One writer doesn’t think the sanction to be given (at the time of this writing, said sanction hadn’t been handed down yet) is strong enough. But, unlike a lot of other writers and Internet experts-about-things-they-don’t-know-much-about, this writer, Matt Dickinson from the Times, has a novel solution - not just for Wenger this time, but for any high-level manager who abuses a referee in any way whatsoever.
Not for him the stadium ban - although he suggests that as an alternative punishment, he rightly says it’ll probably never happen. Dickinson’s idea is that, if a manager shoves or otherwise abuses a referee, that manager should be made to referee a Sunday league football team for a week, as a sort of community service/penance sort of thing, in order to see how hard it actually is to be a referee and, presumably, gain some empathy for the refs and what they do.
It’s an interesting proposition, to be sure, if unrealistic. As Dickinson points out, Premier League referees are given every advantage, including a comprehensive review of every decision they make in a game after that game. If an Arsene Wenger-level manager were to take charge the big Chumbley Town/Toodle Pip United match or whatever, that manager might gain an appreciation for how hard a referee works when he is the one on the business end of those shouts.
He may also see the amount of ridiculous abuse that referee gets from the locals when he blows a call - in small settings like that, if you want to abuse a ref - and many people do! - it’s a lot harder to hide behind a crowd of 25 when you’re standing on the touchline shouting YOU SUCK REF than when you’re in a seat in the second tier of the Emirates shouting the same thing. In the latter scenario, you’re really only annoying your seat-mates (seriously, don’t be that person), where at a Sunday league game, pretty much everyone hears you.
It may be a bit naive to think that a stint as a Sunday league referee would teach the most highly compensated managers in the game, men for whom there are almost literally billions of dollars at stake and who live, for the most part, under constant scrutiny that could lead to the end of their job at literally any moment, enough empathy to completely eliminate their mistreatment of referees. But it couldn’t hurt, could it?

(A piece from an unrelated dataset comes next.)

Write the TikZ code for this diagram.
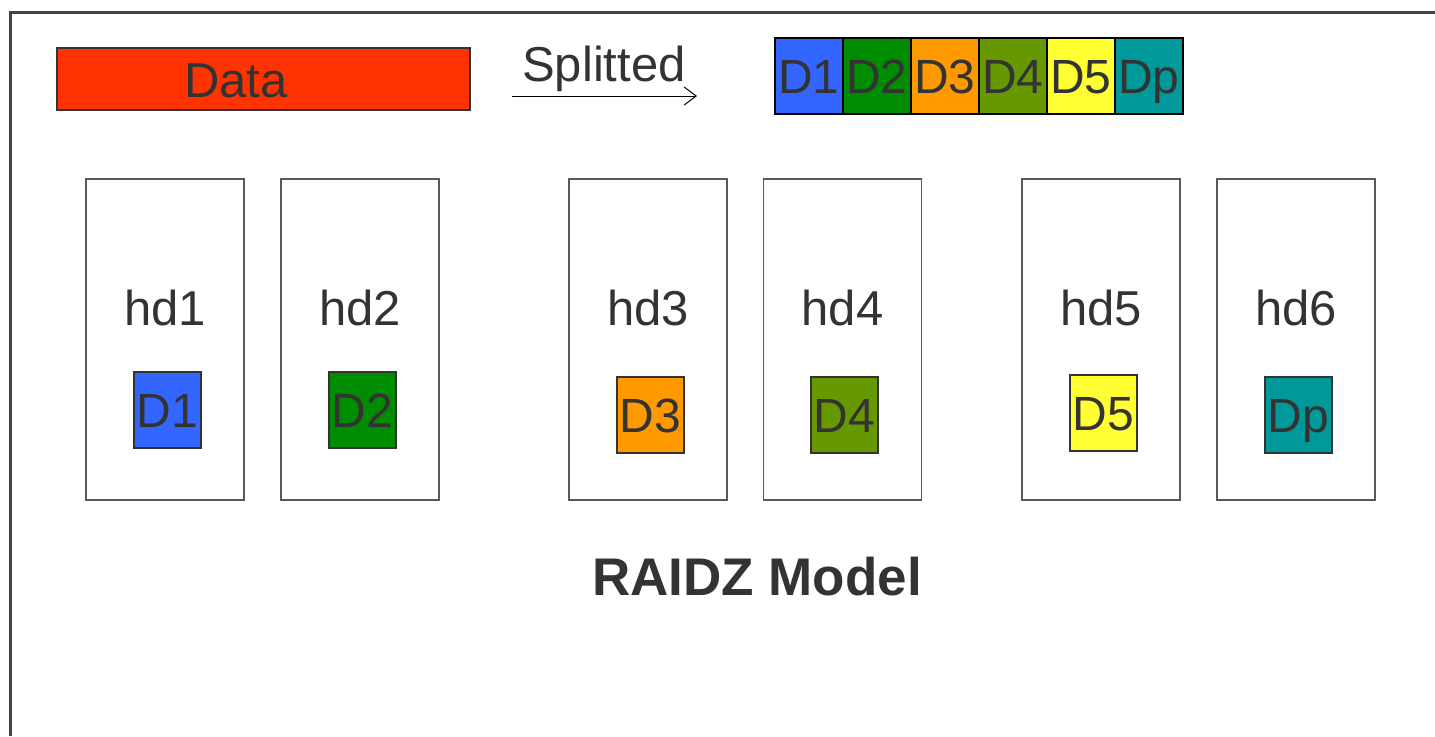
\documentclass[tikz,border=0pt]{standalone}
\usepackage{fontspec}
\setmainfont{Liberation Sans}
\usetikzlibrary{arrows.meta}
\definecolor{txt}{HTML}{333333}
\definecolor{frm}{HTML}{444444}
\definecolor{datared}{HTML}{FF3300}
\definecolor{cA}{HTML}{3366FF}
\definecolor{cB}{HTML}{008C00}
\definecolor{cC}{HTML}{FF9900}
\definecolor{cD}{HTML}{669900}
\definecolor{cE}{HTML}{FFFF33}
\definecolor{cF}{HTML}{009999}
\tikzset{
  lbl/.style={font=\fontsize{24.5}{28}\selectfont, text=txt, inner sep=0pt},
  cell/.style={draw=black, line width=1pt, minimum width=34pt, minimum height=38pt, inner sep=0pt, font=\fontsize{24}{28}\selectfont, text=txt, text height=17.5pt, text depth=0pt},
  chunk/.style={draw=black!80, line width=0.8pt, minimum width=33.5pt, minimum height=38pt, inner sep=0pt, font=\fontsize{24}{28}\selectfont, text=txt, text height=17.5pt, text depth=0pt},
  disk/.style={draw=black!65, line width=0.9pt, minimum width=79pt, minimum height=160.5pt, inner sep=0pt},
}
\begin{document}
\begin{tikzpicture}[x=0.5pt,y=-0.5pt]
\useasboundingbox[fill=white] (0,0) rectangle (1435,736);
% frame
\draw[frm, line width=1.5pt] (10,736) -- (10,12) -- (1435,12);
% data block
\node[draw=black!80, line width=0.8pt, fill=datared, minimum width=206.5pt, minimum height=31pt, inner sep=0pt] (data) at (263.5,79) {};
\node[lbl, text height=17.5pt, text depth=0pt] (datal) at (236,80) {Data};
% splitted arrow
\coordinate (as) at (512,96);
\coordinate (ae) at (697,96);
\draw[line width=0.5pt, -{Straight Barb[length=6pt,width=9pt]}] (as) -- (ae);
\node[lbl, anchor=base] (split) at (604,81) {Splitted};
% strip
\node[cell, fill=cA] (s1) at (809,76) {D1};
\node[cell, fill=cB] (s2) at (877,76) {D2};
\node[cell, fill=cC] (s3) at (945,76) {D3};
\node[cell, fill=cD] (s4) at (1013,76) {D4};
\node[cell, fill=cE] (s5) at (1081,76) {D5};
\node[cell, fill=cF] (s6) at (1149,76) {Dp};
% disks
\node[disk] (hd1) at (165,339.5) {};
\node[disk] (hd2) at (360,339.5) {};
\node[disk] (hd3) at (648,339.5) {};
\node[disk] (hd4) at (842.5,339.5) {};
\node[disk] (hd5) at (1101,339.5) {};
\node[disk] (hd6) at (1296,339.5) {};
\node[lbl] (l1) at (165,308) {hd1};
\node[lbl] (l2) at (360,308) {hd2};
\node[lbl] (l3) at (648,308) {hd3};
\node[lbl] (l4) at (842.5,308) {hd4};
\node[lbl] (l5) at (1101,308) {hd5};
\node[lbl] (l6) at (1296,308) {hd6};
% chunks
\node[chunk, fill=cA] (c1) at (167.5,410) {D1};
\node[chunk, fill=cB] (c2) at (362.5,410) {D2};
\node[chunk, fill=cC] (c3) at (650.5,415) {D3};
\node[chunk, fill=cD] (c4) at (844.5,415) {D4};
\node[chunk, fill=cE] (c5) at (1103.5,413) {D5};
\node[chunk, fill=cF] (c6) at (1298.5,415) {Dp};
% title
\node[lbl, font=\fontsize{26.5}{30}\selectfont\bfseries] (title) at (757,577) {RAIDZ Model};
\end{tikzpicture}
\end{document}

By the way, none of this is to say that referees are beyond criticism. They’re absolutely not! They should be held to account, and they should be challenged when necessary. But as with all things, there’s a line, and that line just keeps moving and getting distorted and trampled on. And Wenger’s example is by no means the worst, it’s just the latest, so it’s getting the most heat.
It’s also a bit one-sided; I mean, Arsene Wenger takes about 10,000 times as much criticism in an average week than Mike Dean takes in an entire season, and nobody says anything about that, because it’s expected to be part and parcel of a manager’s job. SPOILER ALERT: it isn’t. And nobody’s writing thinkpieces about how Mike Dean should try managing because it’s really hard.
Just because the job is hard doesn’t mean it’s beyond criticism. But that criticism, when it comes, shouldn’t come in an in-game shove or shouting match. It should come in the post-game handshake, or in a meeting, or some other venue - not so it’s out of public view, but so it’s a little separated from the heat of the moment and can be made more effectively.
But, as much as this idea may not be the best idea ever, and as much as it’ll never happen, as Thomas said when I mentioned I was writing this piece:
“I will admit that i’d pay good money to watch Jose Mourinho get forced to referee a pickup game.”